Read this article from The Economist "Lock up your leading ladies" published on July 19, 2007. This analysis raises valid questions about the military government's motive in Bangladesh. As the article begins with: "IN MOST countries, ambitious generals and unelected governments have a poor track record of delivering democracy. But this is still the promise to Bangladesh made by the generals who assumed emergency powers in January and the pliable administration they installed. This week the election commission published a roadmap to parliamentary elections to be held before the end of 2008. But the government was silent on when the state of emergency will be lifted.
The next day the government reminded people of one reason why their constitutional rights remain suspended.
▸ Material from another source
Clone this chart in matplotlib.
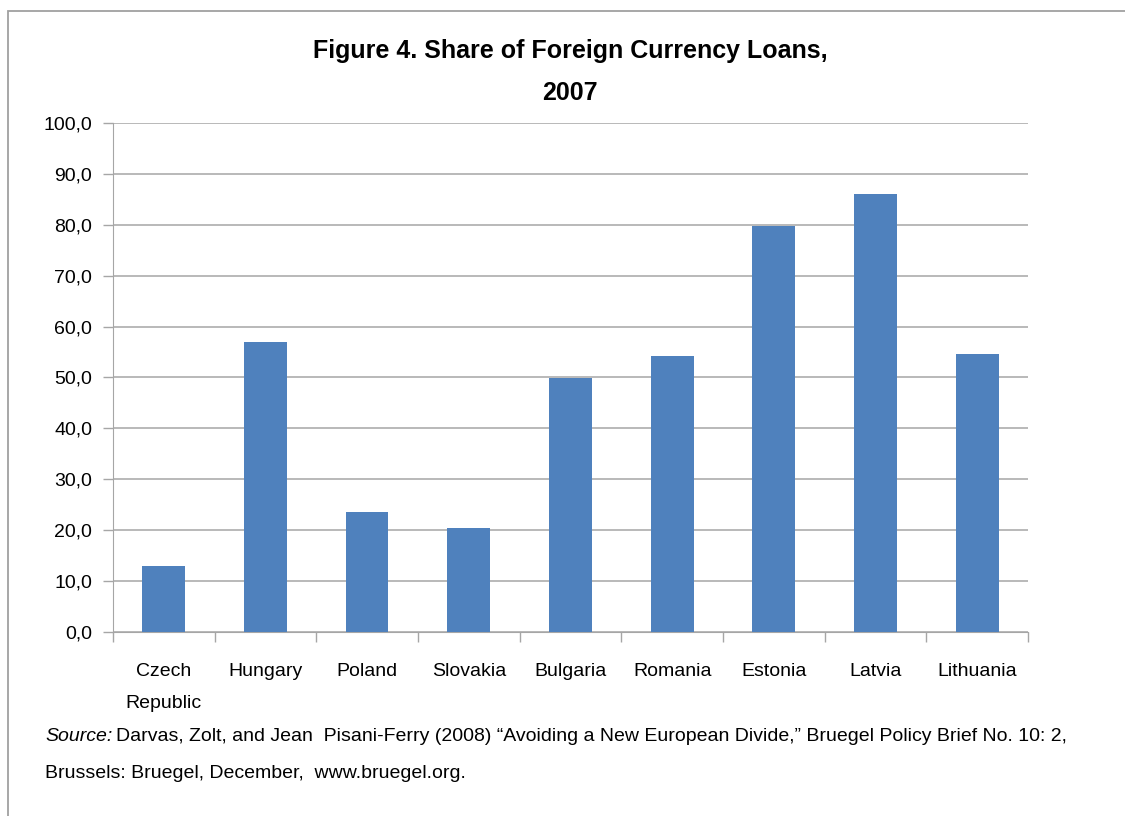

It stepped up its purge of corrupt politicians, officials and businessmen, more than 150 of whom have been arrested since the beginning of the year".
This article predicts that the military backed government will loose support and credibility when they're moving to amend constitution. As it concludes, "The anti-corruption drive has made the unelected regime relatively popular. But critics are now accusing it of abusing its wide-ranging emergency powers for political purposes. With almost the entire political class behind bars, the fear is that elections staged at the end of the clean-up will produce a puppet regime.
Last week the army chief, General Moeen U Ahmed, said that there was a need to “correct the constitution”, after a new parliament is in place. Though largely unreported, General Ahmed's promotion in May to a four-star rank means that he will stay on as army chief beyond his original retirement date of June 2008 into 2009, beyond the deadline for elections. There is already talk in Dhaka that the army is thinking of changing the constitution along Turkish lines, giving itself a bigger role. This raises a grim prospect of a technocratic, top-down constitutional review, and an outcome few Bangladeshis would accept as legitimate".